Urteil des OLG Hamm vom 12.02.2008
OLG Hamm: vollstreckung der strafe, schwurgericht, lokal, zustellung, beweiswürdigung, körperverletzung, rücktritt, versuch, kauf, musiker
Oberlandesgericht Hamm, 3 Ws 41/08
Datum:
12.02.2008
Gericht:
Oberlandesgericht Hamm
Spruchkörper:
3. Strafsenat
Entscheidungsart:
Beschluss
Aktenzeichen:
3 Ws 41/08
Vorinstanz:
Landgericht Bochum, 14 Ns 63 Js 279/07 - 89/07
Schlagworte:
Zulässigkeit einer Berufung des Nebenklägers
Normen:
StPO §§ 328, 400
Leitsätze:
Die bloße Behauptung eines nebenklagefähigen Deliktes reicht noch
nicht zur Zulässigkeit einer vom Nebekläger eingelegten Berufung aus.

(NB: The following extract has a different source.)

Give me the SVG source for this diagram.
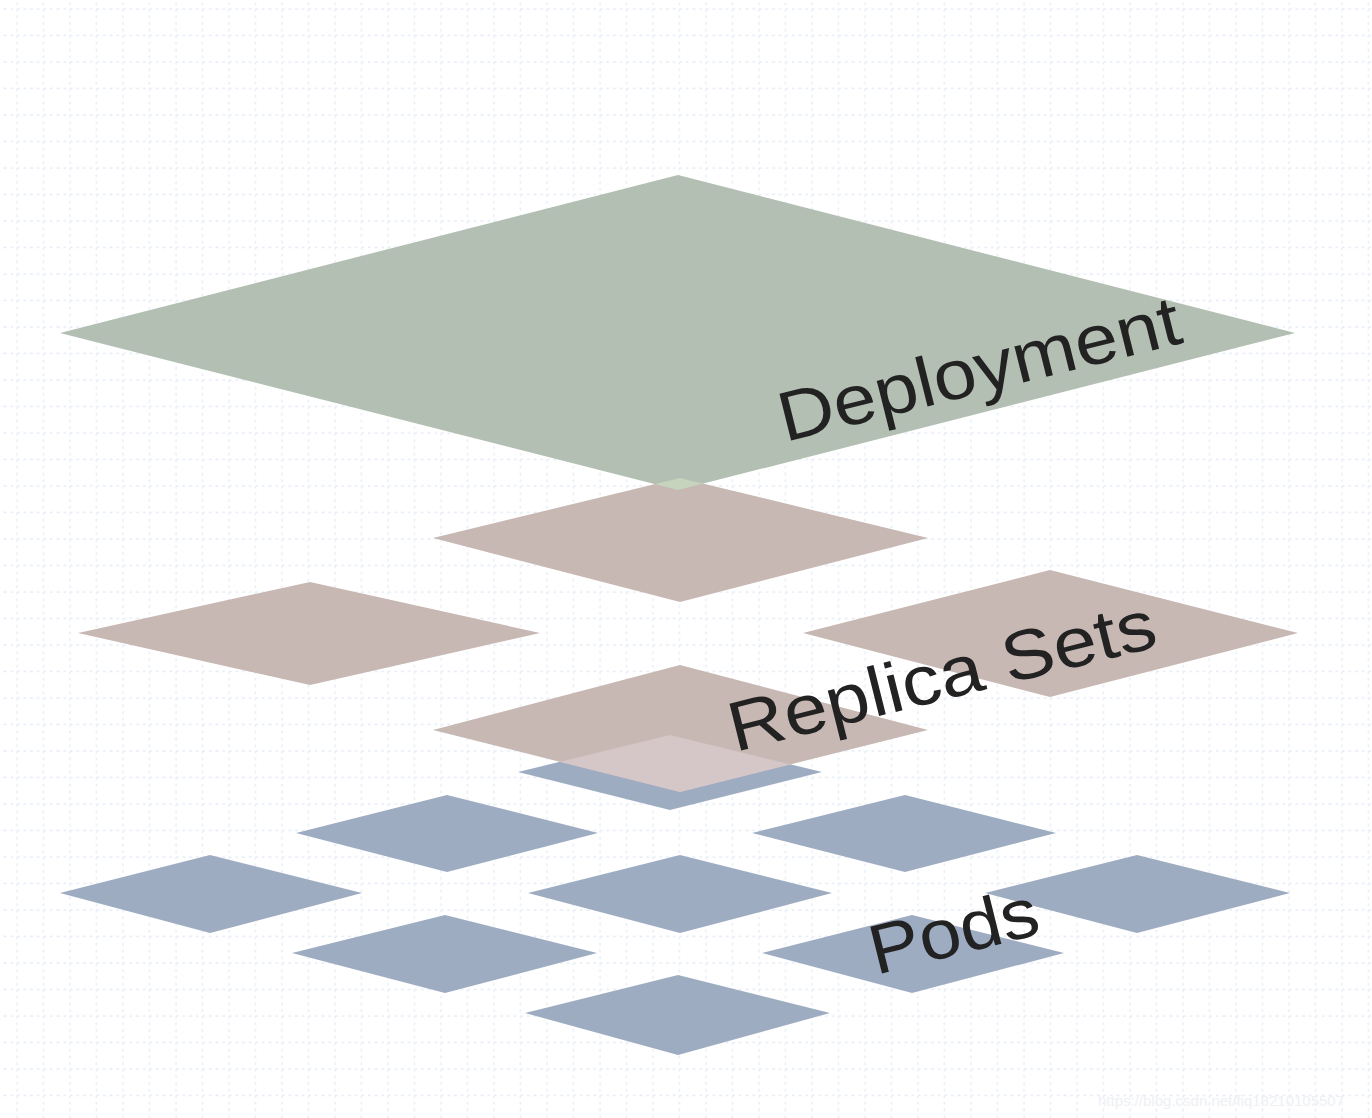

Vielmehr muss zumindest die entfernte rechtliche Möglichkeit einer
Verurteilung nach dem nebenklagefähigen Straftatbestand bestehen
(Fortführung von OLG Hamm NZV 2003, 150). Bei dieser Prüfung muss
das Berufungsgericht den gesamten Akteninhalt berücksichtigen und
darf sich nicht auf eine Bewertung anhand des erstinstanzlichen Urteils
und der Berufungsbegründung des Nebenklägers beschränken.
Tenor:
Der angefochtene Beschluss wird aufgehoben.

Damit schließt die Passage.